A person who makes default in complying with this subsection is liable to a fine.

232Loans in favour of directors and connected persons

(1)A holding company's group accounts for a financial year shall comply with Part I of Schedule 6 (so far as applicable) as regards the disclosure of transactions, arrangements and agreements there mentioned (loans, quasi-loans and other dealings in favour of directors).

(2)In the case of a company other than a holding company, its individual accounts shall comply with Part I of Schedule 6 (so far as applicable) as regards disclosure of those matters.

(3)Particulars which are required by Part I of Schedule 6 to be contained in any accounts shall be given by way of notes to the accounts, and are required in respect of shadow directors as well as directors.

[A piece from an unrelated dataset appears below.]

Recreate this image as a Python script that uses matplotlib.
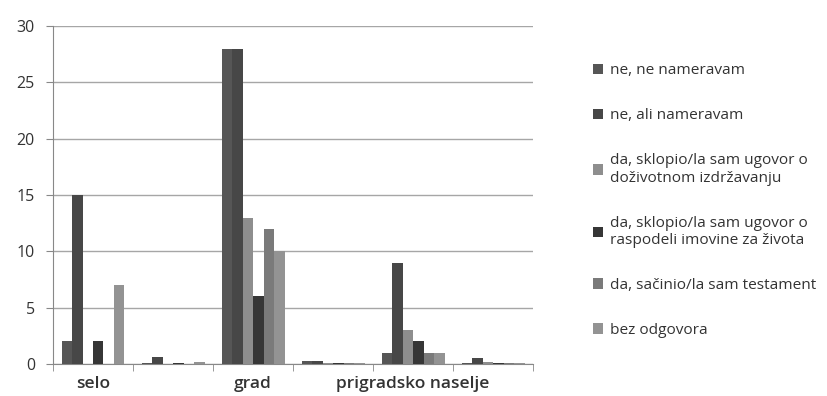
import matplotlib.pyplot as plt
import numpy as np

plt.rcParams['font.family'] = ['Open Sans', 'DejaVu Sans']

kategorije = ["selo", "", "grad", "", "prigradsko naselje", ""]
serije = ["ne, ne nameravam",
          "ne, ali nameravam",
          "da, sklopio/la sam ugovor o\ndoživotnom izdržavanju",
          "da, sklopio/la sam ugovor o\nraspodeli imovine za života",
          "da, sačinio/la sam testament",
          "bez odgovora"]

ne_ne = [2, 0.1, 28, 0.3, 1, 0.1]
ne_ali = [15, 0.6, 28, 0.3, 9, 0.5]
da_dozivotno = [0, 0, 13, 0.1, 3, 0.15]
da_raspodela = [2, 0.1, 6, 0.1, 2, 0.05]
da_testament = [0, 0, 12, 0.05, 1, 0.05]
bez_odgovora = [7, 0.2, 10, 0.05, 1, 0.05]

vrednosti = [ne_ne, ne_ali, da_dozivotno, da_raspodela, da_testament, bez_odgovora]
boje = ['#565656', '#474747', '#8e8e8e', '#363636', '#7a7a7a', '#939393']

fig = plt.figure(figsize=(8.28, 3.96), dpi=100)
ax = fig.add_axes([0.064, 0.081, 0.58, 0.853])

X = np.arange(len(kategorije))
w = 0.131
for i, (v, b) in enumerate(zip(vrednosti, boje)):
    ax.bar(X + (i - 2.5) * w, v, width=w, color=b, label=serije[i], zorder=3)

ax.set_xlim(-0.5, len(kategorije) - 0.5)
ax.set_ylim(0, 30)
ax.set_yticks(range(0, 31, 5))
ax.grid(axis='y', color='#a6a6a6', lw=1, zorder=0)

ax.set_xticks(X)
ax.set_xticklabels(kategorije, fontsize=12.5, color='#333333', fontweight='semibold')
ax.tick_params(axis='x', which='major', length=0, pad=9)
ax.set_xticks(np.arange(-0.5, len(kategorije)), minor=True)
ax.tick_params(axis='x', which='minor', length=5, color='#888888')
ax.tick_params(axis='y', length=5, color='#888888', labelsize=11.5,
               labelcolor='#333333', pad=8)

for s in ['top', 'right']:
    ax.spines[s].set_visible(False)
for s in ['left', 'bottom']:
    ax.spines[s].set_color('#888888')

fig.legend(loc='upper left', bbox_to_anchor=(0.699, 0.875), frameon=False,
           fontsize=11.1, labelspacing=1.95, handlelength=0.7, handleheight=0.7,
           handletextpad=0.45, labelcolor='#333333')

plt.savefig('out.png', dpi=100)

(4)Where by virtue of section 229(2) or (3) a company does not prepare group accounts for a financial year, subsection (1) of this section requires disclosure of such matters in its individual accounts as would have been disclosed in group accounts.

(5)The requirements of this section apply with such exceptions as are mentioned in Part I of Schedule 6 (including in particular exceptions for and in respect of recognised banks).

233Loans etc. to company's officers; statement of amounts outstanding

(1)A holding company's group accounts for a financial year shall comply with Part II of Schedule 6 (so far as applicable) as regards transactions, arrangements and agreements made by the company or a subsidiary of it for persons who at any time during that financial year were officers of the company (but not directors).

(2)In the case of a company other than a holding company, its individual accounts shall comply with Part II of Schedule 6 (so far as applicable) as regards those matters.

(3)Subsections (1) and (2) do not apply in relation to any transaction, arrangement or agreement made by a recognised bank for any of its officers or for any of the officers of its holding company.

(4)Particulars required by Part II of Schedule 6 to be contained in any accounts shall be given by way of notes to the accounts.

(5)Where by virtue of section 229(2) or (3) a company does not prepare group accounts for a financial year, subsection (1) of this section requires such matters to be stated in its individual accounts as would have been stated in group accounts.

234Recognised banks: disclosure of dealings with and for directors

(1)The group accounts of a company which is, or is the holding company of, a recognised bank, and the individual accounts of any other company which is a recognised bank, shall comply with Part III of Schedule 6 (so far as applicable) as regards transactions, arrangements and agreements made by the company preparing the accounts (if it is a recognised bank) and, in the case of a holding company, by any of its subsidiaries which is a recognised bank, for persons who at any time during the financial year were directors of the company or connected with a director of it.

(2)Particulars required by Part III of Schedule 6 to be contained in any accounts shall be given by way of notes to those accounts, and are required in respect of shadow directors as well as directors.

(3)Where by virtue of section 229(2) or (3) a company does not prepare group accounts for a financial year, subsection (1) of this section requires such matters to be stated in its individual accounts as would have been stated in group accounts.